Fortgeführt wurden Unterstützungen zum Ausbau von Dachgeschossen und bestehenden Gartenlauben in Behelfswohnungen, die Sicherung bombengeschädigter Häuser durch den Aufsatz von Notdächern, sowie die Errichtung von „Behelfsunterkünften für Bombengeschädigte“, einem zweigeschossigen normierten Barackenbau für 16 Familien nach einer Entwicklung von Ernst Neufert. Dessen Errichtung erwies sich Ende 1943 als zu material- und arbeitsintensiv, so dass die BfB-Aktion Anfang 1944 mit weniger als 3.000 erstellten Gebäuden eingestellt wurde.
Organisation
Organisatorisch griff Ley für das DWH größtenteils auf bestehende Verwaltungsstrukturen zurück; im gesamten Reichsgebiet waren die Gauleiter in ihrer Funktion als Gauwohnungskommissare für die Umsetzung verantwortlich. Diese delegierten die Umsetzung an die örtlichen Bürgermeister. Die Grundstücke für die Errichtung der Behelfsheime sollten kostenlos zur Verfügung gestellt werden, während die Kosten für die Errichtung vom Deutschen Reich übernommen wurden. Hierfür erhielt der Bauherr vom Bürgermeister eine Baukarte, die die Rückzahlung von insgesamt 1.700 Reichsmark nach Fertigstellung garantierte. Waren keine eigenen Baustoffe (z. B. aus der Trümmerverwertung) vorhanden, so konnten über eine zur Baukarte gehörende Teillieferungskarte – wenn vorhanden – Kontingente an Baustoffen bezogen werden. Dieses Mittel zeigte sich im fortschreitenden Kriegsverlauf als wenig effektiv, da die noch vorhandenen hochwertigen Baustoffe in erster Linie für Rüstungszwecke eingesetzt wurden.
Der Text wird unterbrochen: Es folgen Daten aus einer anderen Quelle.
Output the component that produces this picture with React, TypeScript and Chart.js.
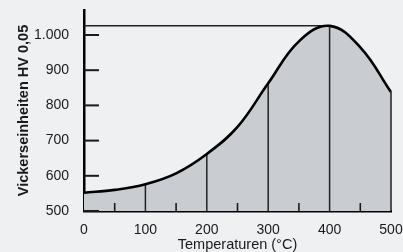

Behelfsheime entstanden auf drei verschiedene Wege:
- In Eigenleistung durch den zukünftigen Bewohner; der Bauherr erhielt von der Gemeinde eine „Behelfsheimfibel“ zur Baukarte, die eine Bauanleitung darstellte.
- Als Gemeinschaftsaufgabe von Angestellten eines Arbeitgebers, nach Anleitung von nicht kriegsdiensttauglichen Baufachleuten.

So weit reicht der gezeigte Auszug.